February 20th, 2013
in Gary's blogging
Midday Market Commentary For 02-20-2013
Up to the noon hour markets have made a slow but deliberate decline with 'moderate' red volume. There is still very little indication of direction as the averages really haven't dropped below yesterday's session opening. Perhaps the HFT computers will end today's fall and melt back up a bit, but it is difficult to ascertain what is going to happen next.
The RRR** has been narrow at the opening bell for the past several months and has continued the trend into the midday session. This continuing trend makes predictions of session movements nearly impossible making trading futile and unprofitable. As of right now, it is too late to jump in to catch the highs and still may be too early to start shorting.
As long as market volume remains light or the trading range is narrow, one can expect successful, or at least profitable, trading to remain elusive. The RRR** has been wider on some volatile sessions lately and is expected to become more so as 2013 enters the first quarter, but unfortunately a lot of guessing remains. Correctly 'guessing', of course, is the tricky part of the successful trading equation. Any trades today will probably end up on the meager side of profitability if you are lucky as most trades have been less than optimal during the past several years.

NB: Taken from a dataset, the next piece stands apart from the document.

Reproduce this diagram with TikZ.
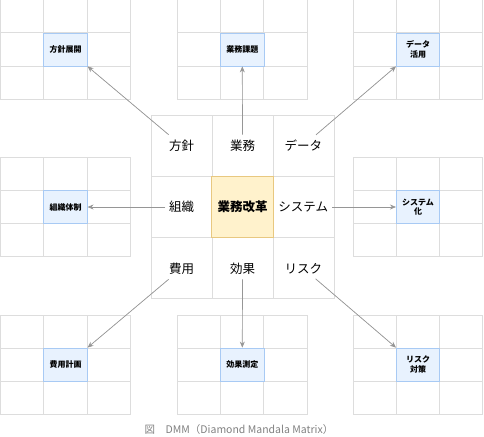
\documentclass[tikz,border=0pt]{standalone}
\usepackage{fontspec}
\newfontfamily\jpfont{Noto Sans CJK JP}
\definecolor{dmmGrid}{RGB}{221,221,221}
\definecolor{dmmBlue}{RGB}{168,202,244}
\definecolor{dmmBlueFill}{RGB}{232,242,254}
\definecolor{dmmGold}{RGB}{232,200,128}
\definecolor{dmmGoldFill}{RGB}{255,242,204}
\definecolor{dmmArrow}{RGB}{150,150,150}
\definecolor{dmmCaption}{RGB}{128,128,128}
\usetikzlibrary{arrows.meta}

\begin{document}
\begin{tikzpicture}[x=1pt, y=-1pt,
    cell/.style={draw=dmmGrid, line width=1pt},
    hub/.style={rectangle, draw=dmmBlue, fill=dmmBlueFill, line width=0.8pt,
                minimum width=43.3pt, minimum height=33pt, inner sep=0pt,
                align=center, font=\jpfont\fontsize{8}{9.5}\selectfont\bfseries},
    core/.style={rectangle, draw=dmmGold, fill=dmmGoldFill, line width=0.8pt,
                 minimum size=61.3pt, inner sep=0pt,
                 font=\jpfont\fontsize{12.5}{14}\selectfont\bfseries},
    word/.style={inner xsep=4pt, inner ysep=5pt,
                 font=\jpfont\fontsize{12.5}{14}\selectfont},
    arr/.style={draw=dmmArrow, line width=0.7pt,
                -{Stealth[length=6pt, width=5pt]}, fill=dmmArrow},
    caption/.style={font=\jpfont\fontsize{10.5}{12}\selectfont, text=dmmCaption}
  ]
  \useasboundingbox (0,0) rectangle (484,436);
  \def\cw{43.33}
  \def\ch{33}
  \def\cc{61.33}

  \foreach \nm/\cx/\cy/\txt in {hubPlan/65.5/49.5/方針展開, hubTask/242.3/49.5/業務課題,
      hubData/418/49.5/{データ\\活用}, hubOrg/65.5/207/組織体制, hubSys/418/207/{システム\\化},
      hubCost/65.5/364.5/費用計画, hubEffect/242.3/364.5/効果測定, hubRisk/418/364.5/{リスク\\対策}} {
    \foreach \i in {0,1,2}
      \foreach \j in {0,1,2}
        \draw[cell] (\cx-65+\i*\cw, \cy-49.5+\j*\ch) rectangle ++(\cw,\ch);
    \node[hub] (\nm) at (\cx,\cy) {\txt};
  }

  \foreach \i in {0,1,2}
    \foreach \j in {0,1,2}
      \draw[cell] (151+\i*\cc, 115+\j*\cc) rectangle ++(\cc,\cc);
  \node[core] (core) at (242.5,207) {業務改革};

  \node[word] (wPlan)   at (181.7,145.7) {方針};
  \node[word] (wTask)   at (242.5,145.7) {業務};
  \node[word] (wData)   at (303.3,145.7) {データ};
  \node[word] (wOrg)    at (181.7,207)   {組織};
  \node[word] (wSys)    at (303.3,207)   {システム};
  \node[word] (wCost)   at (181.7,268.3) {費用};
  \node[word] (wEffect) at (242.5,268.3) {効果};
  \node[word] (wRisk)   at (303.3,268.3) {リスク};

  \draw[arr] (wPlan)   -- (hubPlan.south east);
  \draw[arr] (wTask)   -- (hubTask.south);
  \draw[arr] (wData)   -- (hubData.south west);
  \draw[arr] (wOrg)    -- (hubOrg.east);
  \draw[arr] (wSys)    -- (hubSys.west);
  \draw[arr] (wCost)   -- (hubCost.north east);
  \draw[arr] (wEffect) -- (hubEffect.north);
  \draw[arr] (wRisk)   -- (hubRisk.north west);

  \node[caption] (cap) at (239,430) {図　DMM（Diamond Mandala Matrix）};
\end{tikzpicture}
\end{document}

I also have continuing issues with some pundits, writing almost every day, that there are setups for day trading. Best Stock Market Indicator Ever: Drops to 82% and Secondaries Confirm "Tradable" This may be true enough, but the trading range is so narrow that way too money has to be put on the table just to get back meager gains. Do not fall into the trap of money burning a hole in your pocket, sit tight better days are coming. I keep hoping for increasing volumes to signal improved trading.
Swing trading is also at your own risk for all the reasons mentioned above although guessing overnight trades would have been most profitable over the past year. Again, guessing where the market is going to be tomorrow or next week, at this time anyway, can be a foolish and costly endeavor.
The DOW at 12:15 is at 14015 down 20 or -0.14%.
The SP500 is at 1525 down 6 or -0.40%.
SPY is at 152.70 down 0.55 or -0.36%.
The $RUT is at 926.99 down 5 or -0.54%.
NASDAQ is at 3196 down 16.75 or -0.52%.
The longer trend is up, the past months trend is bullish, the past 5 sessions have been bullish and the current bias is up.
WTI oil is trading between 94.00 and 97.08 this morning. The session bias is up and is currently trading down at 94.57. The session bias is bearish.
Gold fell from 1618.22 earlier to 1577.80 and is currently trading down at 1582.11. The bias is very bearish.
Dr. Copper is at 3.61 down from 3.74 earlier.
The US dollar rose from 80.35 earlier to 80.74, paused then melted up to 80.88 and is currently trading down at 80.81. The bias is neutral to bullish.